En tout état de cause, le salarié ayant été convoqué à un entretien préalable le 12 août 2014, cette plainte déposée le 18 décembre 2014 est sans effet sur la prescription encourue.

Force est de constater que l’employeur ne produit pas aux débats, comme très justement relevé par le salarié, le courrier anonyme du 11 août 2014, par lequel il aurait eu connaissance des faits fautifs. Les documents qu’il affirme être joints à ce courrier sont datés du 23 juillet 2013 , du 23 mars 2014 et du 28 avril 2014 , de sorte qu’en l’absence de ce courrier anonyme, la société CMA CGM n’établit pas avoir eu connaissance de ces faits dans un temps non couvert par la prescription.

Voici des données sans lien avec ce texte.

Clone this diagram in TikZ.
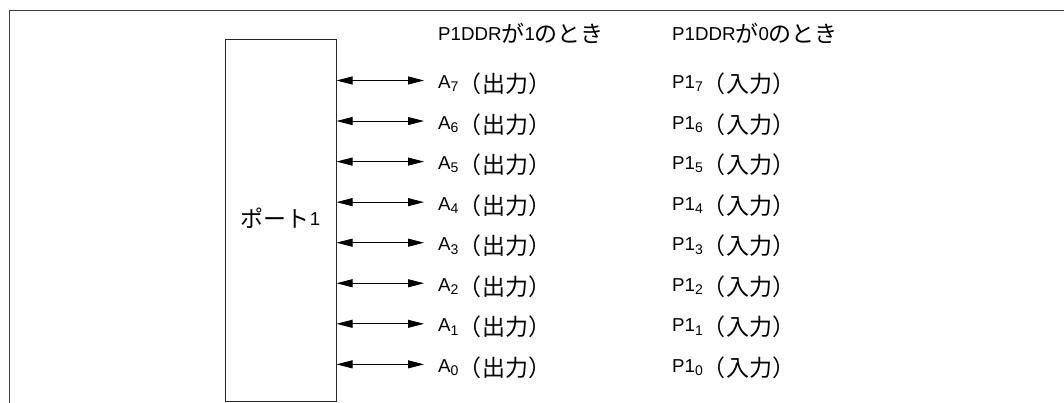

La production d’un avis du répertoire SIRENE délivré le 20 août 2014 est donc dans ces conditions, insuffisante pour justifier que l’employeur n’a eu connaissance de l’activité de M. X au sein de la société WINNY INTERNATIONAL , que le 11 août 2014 , comme il le soutient, un tel avis ayant pu être demandé précisément à cette date pour les besoins de la cause.

En conséquence, la cour constate , en l’état d’une procédure de licenciement engagée le 12 août 2014 , que sont prescrits les faits fautifs , tant s’agissant de l’activité de Monsieur X au sein de la société WINNY INTERNATIONAL entre 2003 et 2005 que l’activité prétendue du salarié au sein de cette société, aux dates de juillet 2013, mars ou avril 2014, constitutives selon l’employeur de violations des clauses contractuelles applicables au salarié.

Il s’en suit que le licenciement de Y X est sans cause réelle et sérieuse . Il convient d’infirmer le jugement de ce chef.

Sur les demandes indemnitaires

La société CMA CGM ne formule aucune observation sur le quantum des sommes allouées par le conseil de prud’hommes au titre des rappels de salaires avec congés payés afférents pour la période de mise à pied, d’indemnité conventionnelle de licenciement , d’indemnité compensatrice de congés payés avec incidence de congés payés.

En l’état d’un licenciement sans cause réelle et sérieuse , la cour confirme les condamnations prononcées parfaitement évaluées par les premiers juges au regard des droits du salarié.

Monsieur X sollicite des dommages et intérêts pour licenciement sans cause réelle et sérieuse . Le salarié engagé le 2 mai 1995 justifiait d’une ancienneté de 19 ans au moment de son licenciement . Il peut prétendre à des dommages et intérêts conformément à l’article L 1235-3 du code du travail.

La rémunération mensuelle moyenne de l’intéressé au dernier état de la relation contractuelle n’est pas de 4571,65 € comme prétendu par l’employeur, cette somme correspondant au seul salaire de base , auquel doivent s’ajouter les autres éléments de rémunérations telles que les différentes primes perçues par M. X. Ce dernier invoque un salaire moyen de 5344, 72 € qui sera donc retenu par la cour.

Le salarié verse aux débats pour justifier sa situation postérieure au licenciement , un courrier de pôle emploi du 6 juin 2017 attestant de son inscription en qualité de demandeur d’emploi longue durée du 16 septembre 2014 au 31 janvier 2017. Au vu de ces éléments, il sera alloué à M. X une somme de 80 000 € de dommages et intérêts .

Sur les autres demandes

La cour confirme le jugement s’agissant de la condamnation prononcée sur le fondement de l’article 700 du code de procédure civile et condamne en outre l’employeur à payer à M. X une somme de 1500 € pour les frais irrépétibles exposés par lui en cause d’appel.

La société CMA CGM supportera les entiers dépens.

PAR CES MOTIFS

LA COUR, statuant par arrêt contradictoire, par mise à disposition au greffe, les parties en ayant été préalablement avisées dans les conditions prévues à l’article 450 du code de procédure civile, en matière prud’homale,

Confirme le jugement du 2 septembre 2015 sauf en ce qu’il a dit que le licenciement repose sur une cause réelle et sérieuse ,

Statuant à nouveau et y ajoutant,

Dit prescrits les faits fautifs reprochés et le licenciement sans cause réelle et sérieuse ,

Condamne la société CMA CGM à payer à Y X une somme de 80 000 € à titre de dommages et intérêts ,

Condamne la société CMA CGM à payer à Y X une somme de 1500 € sur le fondement de l’article 700 du code de procédure civile,

Condamne la société CMA CGM aux dépens d’appel.